**WHAT THE EXERCISE ASKS:**
Repeat everything from the first line of the listing below through the line that contains "24, 25, 26];", exactly. Leave out pictures.

»»

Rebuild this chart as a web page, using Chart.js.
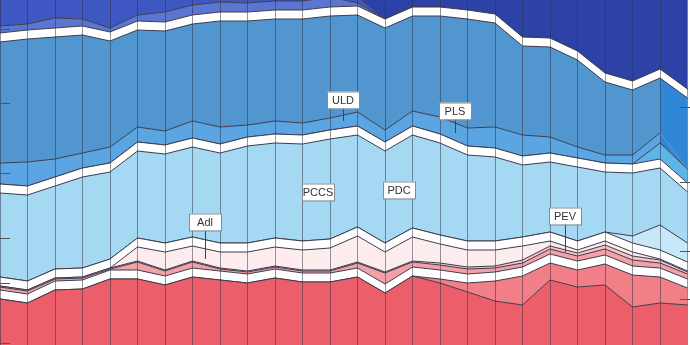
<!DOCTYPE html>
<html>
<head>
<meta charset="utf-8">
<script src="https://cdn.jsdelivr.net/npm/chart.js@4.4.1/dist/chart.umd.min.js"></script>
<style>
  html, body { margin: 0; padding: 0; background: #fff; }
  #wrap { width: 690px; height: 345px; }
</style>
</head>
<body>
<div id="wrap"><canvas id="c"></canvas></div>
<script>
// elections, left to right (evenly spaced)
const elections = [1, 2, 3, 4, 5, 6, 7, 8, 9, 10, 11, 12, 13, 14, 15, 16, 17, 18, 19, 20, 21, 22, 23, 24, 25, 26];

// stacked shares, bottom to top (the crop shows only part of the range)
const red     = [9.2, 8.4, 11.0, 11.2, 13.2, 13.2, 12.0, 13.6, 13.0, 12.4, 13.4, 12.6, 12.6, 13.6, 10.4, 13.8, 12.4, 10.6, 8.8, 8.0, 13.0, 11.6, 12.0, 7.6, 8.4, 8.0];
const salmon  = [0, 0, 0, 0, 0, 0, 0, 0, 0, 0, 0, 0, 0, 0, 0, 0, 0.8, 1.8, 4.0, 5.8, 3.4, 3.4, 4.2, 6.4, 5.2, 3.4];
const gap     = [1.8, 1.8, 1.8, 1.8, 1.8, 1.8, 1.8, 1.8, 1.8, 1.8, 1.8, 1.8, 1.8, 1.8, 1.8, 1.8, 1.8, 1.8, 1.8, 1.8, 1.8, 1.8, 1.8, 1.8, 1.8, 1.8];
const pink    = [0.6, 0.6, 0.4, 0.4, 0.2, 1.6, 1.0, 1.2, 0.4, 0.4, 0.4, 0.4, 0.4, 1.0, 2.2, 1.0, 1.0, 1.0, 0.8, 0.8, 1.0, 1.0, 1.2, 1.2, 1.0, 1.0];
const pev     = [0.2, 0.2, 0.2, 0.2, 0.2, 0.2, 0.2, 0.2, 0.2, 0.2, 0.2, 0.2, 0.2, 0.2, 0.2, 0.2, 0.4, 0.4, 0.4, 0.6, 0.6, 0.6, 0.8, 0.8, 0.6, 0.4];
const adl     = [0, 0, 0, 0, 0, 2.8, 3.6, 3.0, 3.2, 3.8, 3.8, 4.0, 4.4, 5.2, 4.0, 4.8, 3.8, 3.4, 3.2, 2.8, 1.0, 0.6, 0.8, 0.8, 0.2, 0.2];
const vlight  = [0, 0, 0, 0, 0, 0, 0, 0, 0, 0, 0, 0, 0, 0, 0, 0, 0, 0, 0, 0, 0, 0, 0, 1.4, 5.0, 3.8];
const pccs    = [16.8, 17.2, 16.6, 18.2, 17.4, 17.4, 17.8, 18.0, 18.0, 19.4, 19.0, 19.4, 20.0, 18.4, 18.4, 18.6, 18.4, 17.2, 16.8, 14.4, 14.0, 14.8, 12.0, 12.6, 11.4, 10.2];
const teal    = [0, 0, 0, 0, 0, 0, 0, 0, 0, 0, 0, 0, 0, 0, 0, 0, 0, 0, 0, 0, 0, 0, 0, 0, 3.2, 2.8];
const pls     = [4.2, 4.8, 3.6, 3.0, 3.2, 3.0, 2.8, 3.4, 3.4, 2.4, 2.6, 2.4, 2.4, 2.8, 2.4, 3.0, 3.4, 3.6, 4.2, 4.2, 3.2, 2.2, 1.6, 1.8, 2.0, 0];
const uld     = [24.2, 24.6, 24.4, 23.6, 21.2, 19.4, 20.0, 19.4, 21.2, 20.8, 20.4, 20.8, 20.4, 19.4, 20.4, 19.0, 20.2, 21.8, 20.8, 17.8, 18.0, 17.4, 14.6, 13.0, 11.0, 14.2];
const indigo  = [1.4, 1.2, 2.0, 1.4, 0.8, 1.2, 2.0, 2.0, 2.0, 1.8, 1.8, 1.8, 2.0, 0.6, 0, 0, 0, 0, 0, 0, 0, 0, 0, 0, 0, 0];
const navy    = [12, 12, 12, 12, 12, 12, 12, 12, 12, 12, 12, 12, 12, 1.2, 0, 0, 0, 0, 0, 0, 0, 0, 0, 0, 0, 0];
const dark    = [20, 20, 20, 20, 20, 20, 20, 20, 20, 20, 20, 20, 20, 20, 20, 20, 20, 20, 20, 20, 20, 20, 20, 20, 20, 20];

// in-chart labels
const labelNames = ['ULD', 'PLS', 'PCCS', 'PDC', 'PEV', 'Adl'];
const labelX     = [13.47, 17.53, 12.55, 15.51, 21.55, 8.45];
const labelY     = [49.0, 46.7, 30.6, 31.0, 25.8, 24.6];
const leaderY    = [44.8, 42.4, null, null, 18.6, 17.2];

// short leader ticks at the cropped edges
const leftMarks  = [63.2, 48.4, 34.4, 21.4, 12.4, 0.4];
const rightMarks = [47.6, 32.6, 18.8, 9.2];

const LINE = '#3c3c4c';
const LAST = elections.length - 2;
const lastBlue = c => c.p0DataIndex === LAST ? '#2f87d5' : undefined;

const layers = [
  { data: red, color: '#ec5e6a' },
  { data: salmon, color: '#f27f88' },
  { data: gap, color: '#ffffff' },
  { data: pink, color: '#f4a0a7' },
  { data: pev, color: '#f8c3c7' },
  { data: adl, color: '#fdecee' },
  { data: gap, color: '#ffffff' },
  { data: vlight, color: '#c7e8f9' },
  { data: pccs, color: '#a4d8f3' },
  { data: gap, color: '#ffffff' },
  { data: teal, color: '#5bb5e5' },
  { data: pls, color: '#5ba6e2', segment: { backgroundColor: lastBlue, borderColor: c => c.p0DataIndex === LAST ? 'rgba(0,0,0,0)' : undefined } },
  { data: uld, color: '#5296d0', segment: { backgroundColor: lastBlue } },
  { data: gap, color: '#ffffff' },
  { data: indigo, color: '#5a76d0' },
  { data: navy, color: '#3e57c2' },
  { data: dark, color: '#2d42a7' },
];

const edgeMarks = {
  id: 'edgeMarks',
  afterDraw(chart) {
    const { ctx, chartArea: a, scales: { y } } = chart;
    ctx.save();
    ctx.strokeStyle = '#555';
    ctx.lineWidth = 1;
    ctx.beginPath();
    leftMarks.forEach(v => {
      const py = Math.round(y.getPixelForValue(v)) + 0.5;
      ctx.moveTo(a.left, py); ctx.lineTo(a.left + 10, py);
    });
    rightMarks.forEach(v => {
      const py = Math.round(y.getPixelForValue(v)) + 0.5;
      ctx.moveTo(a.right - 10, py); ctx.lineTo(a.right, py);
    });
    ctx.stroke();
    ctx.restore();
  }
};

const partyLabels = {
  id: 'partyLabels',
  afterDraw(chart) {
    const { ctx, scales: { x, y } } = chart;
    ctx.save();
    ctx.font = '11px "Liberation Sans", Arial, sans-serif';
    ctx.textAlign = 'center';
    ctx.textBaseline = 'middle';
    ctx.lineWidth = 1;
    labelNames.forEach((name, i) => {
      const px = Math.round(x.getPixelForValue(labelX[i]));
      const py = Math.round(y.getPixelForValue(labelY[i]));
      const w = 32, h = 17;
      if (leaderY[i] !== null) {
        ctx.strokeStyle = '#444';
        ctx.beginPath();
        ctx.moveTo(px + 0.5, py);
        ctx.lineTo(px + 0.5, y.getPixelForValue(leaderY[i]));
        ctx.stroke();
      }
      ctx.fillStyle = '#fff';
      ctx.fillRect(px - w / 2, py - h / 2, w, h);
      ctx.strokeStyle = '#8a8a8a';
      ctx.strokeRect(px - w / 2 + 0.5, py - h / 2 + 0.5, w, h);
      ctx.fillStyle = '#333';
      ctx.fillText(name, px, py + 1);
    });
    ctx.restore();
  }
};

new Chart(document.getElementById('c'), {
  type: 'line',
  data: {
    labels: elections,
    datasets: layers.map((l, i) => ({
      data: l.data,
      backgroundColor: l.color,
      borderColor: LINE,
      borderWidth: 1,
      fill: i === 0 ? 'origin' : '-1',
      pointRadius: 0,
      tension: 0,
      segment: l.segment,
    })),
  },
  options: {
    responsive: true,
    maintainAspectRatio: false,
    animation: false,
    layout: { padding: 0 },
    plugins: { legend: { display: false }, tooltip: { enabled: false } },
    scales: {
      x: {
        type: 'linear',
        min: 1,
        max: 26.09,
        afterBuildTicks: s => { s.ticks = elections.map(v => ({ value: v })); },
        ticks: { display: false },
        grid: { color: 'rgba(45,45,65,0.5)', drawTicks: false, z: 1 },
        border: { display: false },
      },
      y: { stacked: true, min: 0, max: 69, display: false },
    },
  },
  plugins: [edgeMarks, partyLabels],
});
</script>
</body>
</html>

««

**ANSWER TO THIS PROBLEM:**
Rebuild this chart as a web page, using Chart.js.
<!DOCTYPE html>
<html>
<head>
<meta charset="utf-8">
<script src="https://cdn.jsdelivr.net/npm/chart.js@4.4.1/dist/chart.umd.min.js"></script>
<style>
  html, body { margin: 0; padding: 0; background: #fff; }
  #wrap { width: 690px; height: 345px; }
</style>
</head>
<body>
<div id="wrap"><canvas id="c"></canvas></div>
<script>
// elections, left to right (evenly spaced)
const elections = [1, 2, 3, 4, 5, 6, 7, 8, 9, 10, 11, 12, 13, 14, 15, 16, 17, 18, 19, 20, 21, 22, 23, 24, 25, 26];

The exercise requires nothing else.